Stay with me; don’t be afraid; the man who is seeking your life is seeking mine also. You will be safe with me.
David is speaking to Abiathar after Saul had the priests of Nob and then the whole town of Nob killed. The priest there had helped David with bread and the sword of Goliath, not knowing the arising conflict between King Saul and David. It was not out of the ordinary for them to help in this way or to seek the Lord for David. Saul took it as an act of treason and the whole town is murdered, including women and children, cattle and donkeys. David tells Abiathar that he (David) is responsible for these deaths. Then comes the invitation to stay with David; the encouragement to not be afraid. Why? Because the one who is seeking Abiathar’s life is seeking to kill David too. What’s the difference between David and Abiathar? What they have in common is that they both are in danger. There’s one who want to destroy them. And yet David says, “You’ll be safe with me.” Really?! It seems as though the safer place would be far away from David. If Abiathar wanted to save his life, you’d think he’d run far away from the one who is raising the blood pressure of the King! Even so, the invitation is warm. The promise of protection is real. Why? Because the difference between David and Abiathar is that one’s a warrior and the other isn’t. At least at this point. Abiathar is quickly becoming a person that will need to be wise and think strategically if he’s going to continue to live. David has already been at that point for a long time. The assurance that Abiathar would be safe with him is a real one. It is safer with a warrior because a warrior knows what’s at stake.

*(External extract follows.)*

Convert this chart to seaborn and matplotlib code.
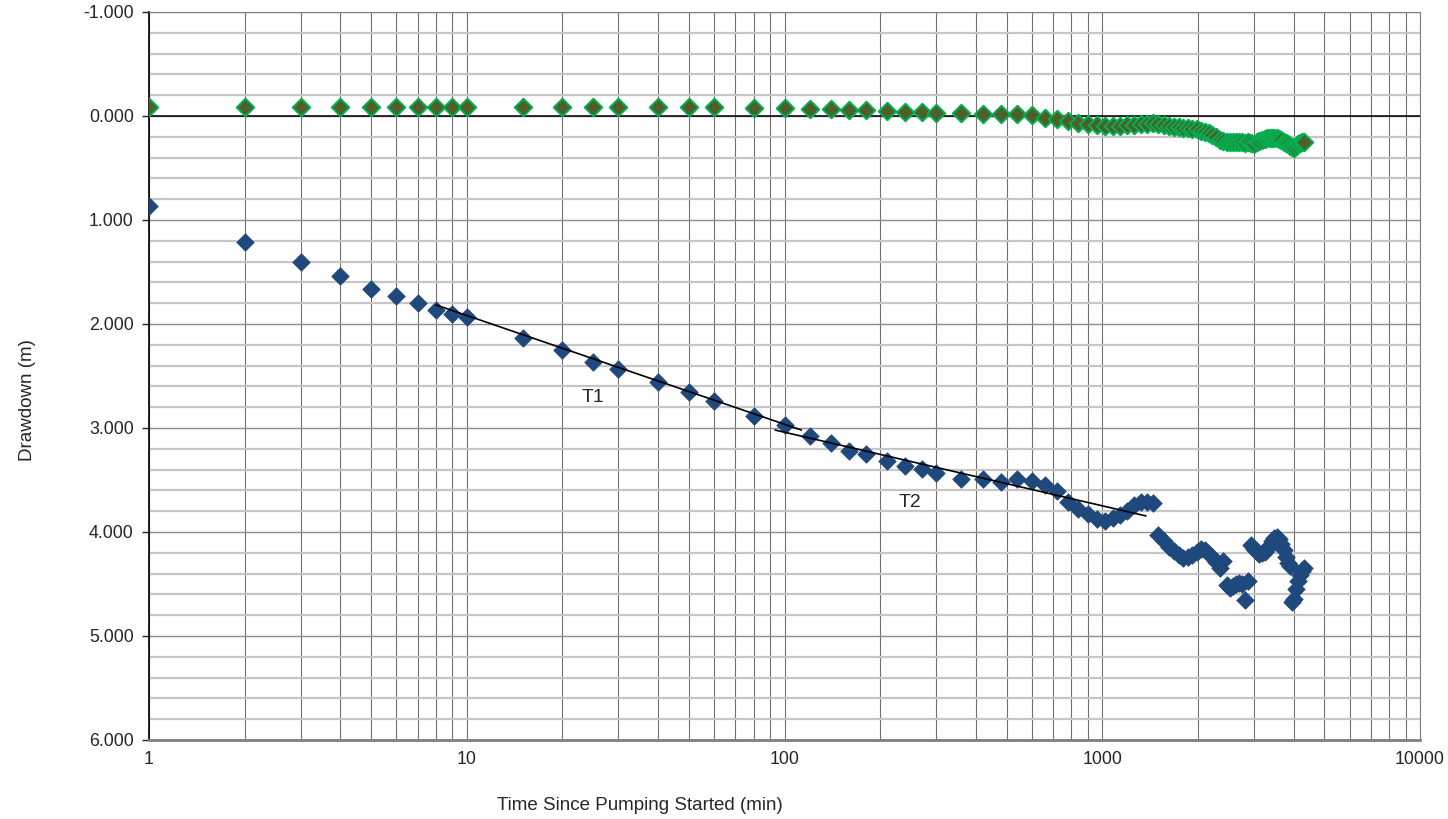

Am I more like Abiathar or David? Am I running for my life or fighting for my life? Can I say to others “the one who is seeking your life is seeking mine also? Stay with me… you’ll be safe with me.” I would like to think so, and yet I know how easy it is to lower my eyes from the battle. To not think about the one who is seeking to steal, kill and destroy my life. If I’m lulled to sleep in this battle, the enemy will cause damage – to me and to those I love. I need to be a warrior like David; a man after God’s own heart. It’s interesting – safety is found in the battle. Security is with the warrior, not with the townspeople who are unaware. Safety is in the battle because the conflict rages on whether I realize it or not. To be aware of the battle means I can contend for my life and the lives of those around me. Ultimately there is safety there because God has assured the victory! God has already won! I hear His invitation to join Him in the battle… “You’ll be safe with me.” God is a warrior.
Father, I run to You today – in the midst of the battle. Thank You for the security here with You. Mentor me as a warrior – teach me Your ways and let me share these with others. I love You, Father.